3. The Lochte/Phelps rivalry. This is manufactured by the media. But on Saturday, I made a bet with the sports editor that Ryan Lochte would win more medals than Michael Phelps, purely because I'm tired of the hype around Phelps. Neither one is really proving to be as great as expected, but I'm ahead by one gold medal at this point. The bet — I have to admit to him that I was wrong if I lose — is keeping things interesting and is probably why I care about swimming in this Olympics.

4. Twitter and the Olympics apps. There's a lot of complaints about NBC and the tape delay. NBC has definitely had its moments, and the tape delay is frustrating, but since I'm watching online and on TV later, their plan must be working. But I've loved following everything on Twitter and seeing the athletes tweet. I also have the NBC Olympics app on my phone, and I've really enjoyed the primetime companion. There are facts, photos and trivia updated during primetime. J loves trivia and is really good at it, so we've had fun answering questions while we watch.

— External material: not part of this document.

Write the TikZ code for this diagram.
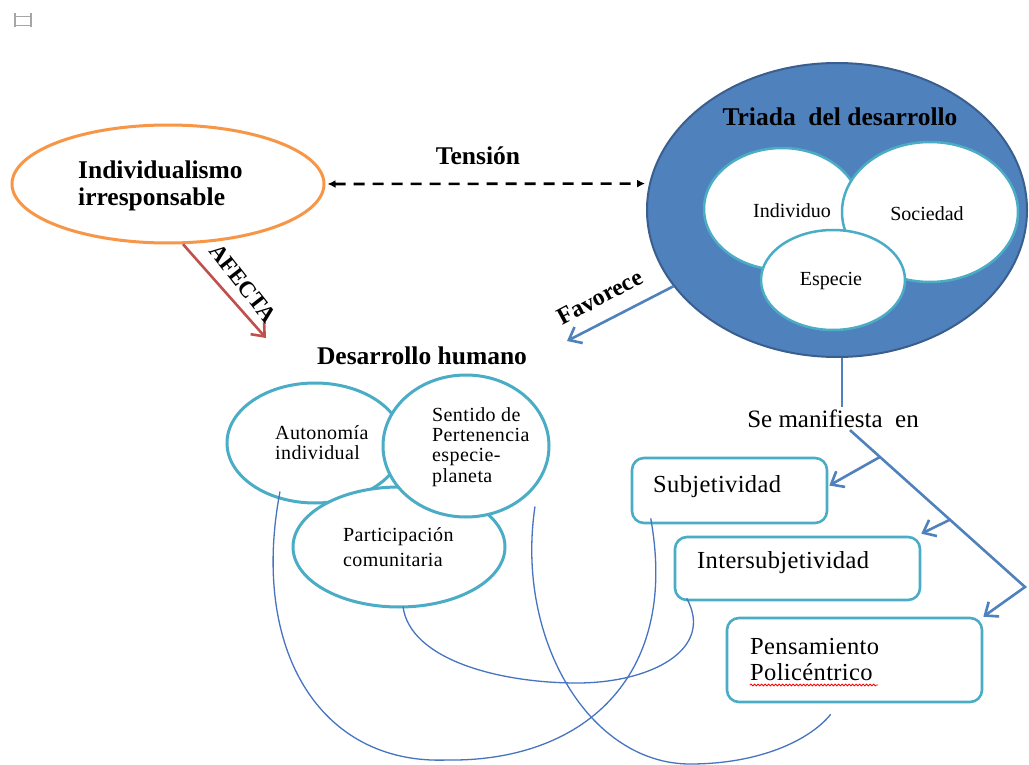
\documentclass[tikz,border=0pt]{standalone}
\usepackage{fontspec}
\setmainfont{Liberation Serif}
\usetikzlibrary{shapes.geometric,arrows.meta,calc,decorations.pathmorphing}
\definecolor{orangeline}{HTML}{F79646}
\definecolor{triadfill}{HTML}{4F81BD}
\definecolor{triadedge}{HTML}{3A5F8F}
\definecolor{aqua}{HTML}{4BACC6}
\definecolor{redline}{HTML}{C0504D}
\definecolor{blueline}{HTML}{4F81BD}
\definecolor{thinblue}{HTML}{4674C1}
\begin{document}
\begin{tikzpicture}[x=1pt,y=-1pt,
  oval/.style={ellipse, draw=aqua, fill=white, line width=3pt, inner sep=0pt},
  innercircle/.style={ellipse, draw=aqua, fill=white, line width=2.5pt, inner sep=0pt},
  roundbox/.style={rectangle, rounded corners=12pt, draw=aqua, fill=white, line width=2.6pt, inner sep=0pt},
  headtext/.style={font=\fontsize{25.5}{27}\selectfont\bfseries, inner sep=0pt},
  tagtext/.style={font=\fontsize{23}{25}\selectfont\bfseries, inner sep=0pt},
  boxtext/.style={font=\fontsize{24.5}{26}\selectfont\addfontfeature{LetterSpace=1.5}, inner sep=0pt, align=left, anchor=west},
  smalltext/.style={inner sep=0pt, align=left, anchor=west},
  circletext/.style={font=\fontsize{20}{20}\selectfont, inner sep=0pt},
  bluearrow/.style={draw=blueline, line width=2.6pt, -{Straight Barb[length=11pt,width=18pt]}},
  blueplain/.style={draw=blueline, line width=2.6pt},
  redarrow/.style={draw=redline, line width=2.6pt, -{Straight Barb[length=11pt,width=18pt]}},
  dasharrow/.style={draw=black, line width=2.6pt, dash pattern=on 11pt off 8pt,
    {Latex[length=8pt,width=8pt]}-{Latex[length=8pt,width=8pt]}},
  thinlink/.style={draw=thinblue, line width=1.3pt}]
\useasboundingbox (0,0) rectangle (1029,765);
\clip (0,0) rectangle (1029,765);
\fill[white] (0,0) rectangle (1029,765);

% small anchor mark in the corner
\draw[gray!70, line width=1.8pt] (15,13) -- (15,27) (31,13) -- (31,27)
  (15,16.5) -- (31,16.5) (15,25.5) -- (31,25.5);

% left ellipse
\node[ellipse, draw=orangeline, fill=white, line width=3pt, inner sep=0pt,
  minimum width=312pt, minimum height=118pt] (ind) at (168,184) {};
\node[headtext, align=left, anchor=west] (indtxt) at (78,186) {Individualismo\\irresponsable};

% development triad
\node[ellipse, fill=triadfill, draw=triadedge, line width=2pt, inner sep=0pt,
  minimum width=380pt, minimum height=294pt] (triada) at (837,210) {};
\node[headtext] (triadatxt) at (840,117) {Triada\ \ del desarrollo};
\node[innercircle, minimum width=156pt, minimum height=122pt] (indiv) at (782,209) {};
\node[innercircle, minimum width=176pt, minimum height=140pt] (soc) at (930,212) {};
\node[innercircle, minimum width=144pt, minimum height=100pt] (esp) at (833,280) {};
\node[circletext] (indivtxt) at (792,211) {Individuo};
\node[circletext] (soctxt) at (927,214) {Sociedad};
\node[circletext] (esptxt) at (831,281) {Especie};

% tension between both
\draw[dasharrow, shorten <=2pt, shorten >=4pt] (ind.east) -- (triada.172);
\node[headtext] (tension) at (478,156) {Tensión};

% human development
\node[headtext] (dh) at (422,356) {Desarrollo humano};
\node[oval, minimum width=176pt, minimum height=120pt] (aut) at (315,443) {};
\node[oval, minimum width=212pt, minimum height=120pt] (par) at (399,547) {};
\node[oval, minimum width=166pt, minimum height=142pt] (sen) at (466,446) {};
\node[smalltext, font=\fontsize{20}{20}\selectfont\addfontfeature{LetterSpace=2}] (auttxt) at (275,443) {Autonomía\\individual};
\node[smalltext, font=\fontsize{20}{20.3}\selectfont\addfontfeature{LetterSpace=2}] (sentxt) at (432,447) {Sentido de\\Pertenencia\\especie-\\planeta};
\node[smalltext, font=\fontsize{20}{25}\selectfont\addfontfeature{LetterSpace=2}] (partxt) at (343,547) {Participación\\comunitaria};

% affects / favours
\coordinate (afectatip) at (266,338);
\draw[redarrow] (ind.284) -- (afectatip);
\node[tagtext, rotate=-52] (afecta) at (243,283) {AFECTA};
\coordinate (favtip) at (567,341);
\draw[bluearrow] (triada.205) -- (favtip);
\node[tagtext, font=\fontsize{24}{25}\selectfont\bfseries, rotate=28] (favorece) at (600,297) {Favorece};

% manifestations
\node[font=\fontsize{25}{26}\selectfont, inner sep=3pt] (manif) at (833,419) {Se manifiesta\ \ en};
\draw[blueplain] (triada.272) -- (triada.272 |- manif.north);

\node[roundbox, minimum width=195pt, minimum height=65pt] (sub) at (729.5,490.5) {};
\node[roundbox, minimum width=245pt, minimum height=63pt] (inter) at (797.5,568.5) {};
\node[roundbox, minimum width=255pt, minimum height=84pt] (pen) at (854.5,660) {};
\node[boxtext] (subtxt) at (653,487) {Subjetividad};
\node[boxtext] (intertxt) at (697,563) {Intersubjetividad};
\node[boxtext] (pentxt) at (750,660) {Pensamiento\\Policéntrico};
\draw[red, line width=0.8pt, decorate, decoration={snake, amplitude=0.9pt, segment length=3.5pt}]
  (750,685) -- (878,685);

\coordinate (mstart) at ($(manif.south)+(17,-1)$);
\coordinate (bend) at (1025,587);
\path (mstart) -- (bend) coordinate[pos=0.171] (b1) coordinate[pos=0.571] (b2);
\draw[bluearrow] (mstart) -- (bend) -- (pen.north east);
\draw[bluearrow] (b1) -- ($(sub.east)+(1,-5)$);
\draw[bluearrow] (b2) -- ($(inter.north east)+(0,-2)$);

% cross links between the two groups
\draw[thinlink] ($(aut.south)+(-35,-13)$) .. controls (250,650) and (320,765) .. (447,760)
  .. controls (580,762) and (680,680) .. ($(sub.south west)+(20,-6)$);
\draw[thinlink] ($(par.south)+(4,-2)$) .. controls (410,660) and (500,683) .. (577,683)
  .. controls (650,683) and (715,650) .. ($(inter.south west)+(13,-3)$);
\draw[thinlink] ($(sen.south)+(69,-12)$) .. controls (515,640) and (590,764) .. (690,764)
  .. controls (760,764) and (810,740) .. ($(pen.south west)+(105,11)$);
\end{tikzpicture}
\end{document}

5. Soccer. It's so rare that I get to watch soccer, I have to find a way to watch it when it is on. I had it on my iPad at work on Tuesday (so glad I can use work as an excuse for watching soccer). And I'm really looking forward to being on vacation and at my parents' next week for the finals.

And my one complaint: The Olympics can really make a 28-year-old feel old. These athletes are sometimes a little older than half my age. Some of the girls on the gymnastics team weren't even born when the U.S. won the gold medal in 1996. I vividly remember watching the '96 team practice at the Georgia Dome in Atlanta. And I'm only a year older than Michael Phelps, but the TV people make it sound like 27 is 40. I hope these athletes are able to move on and able to enjoy the rest of their lives when they leave their athletic careers. Your life is definitely not over at 28.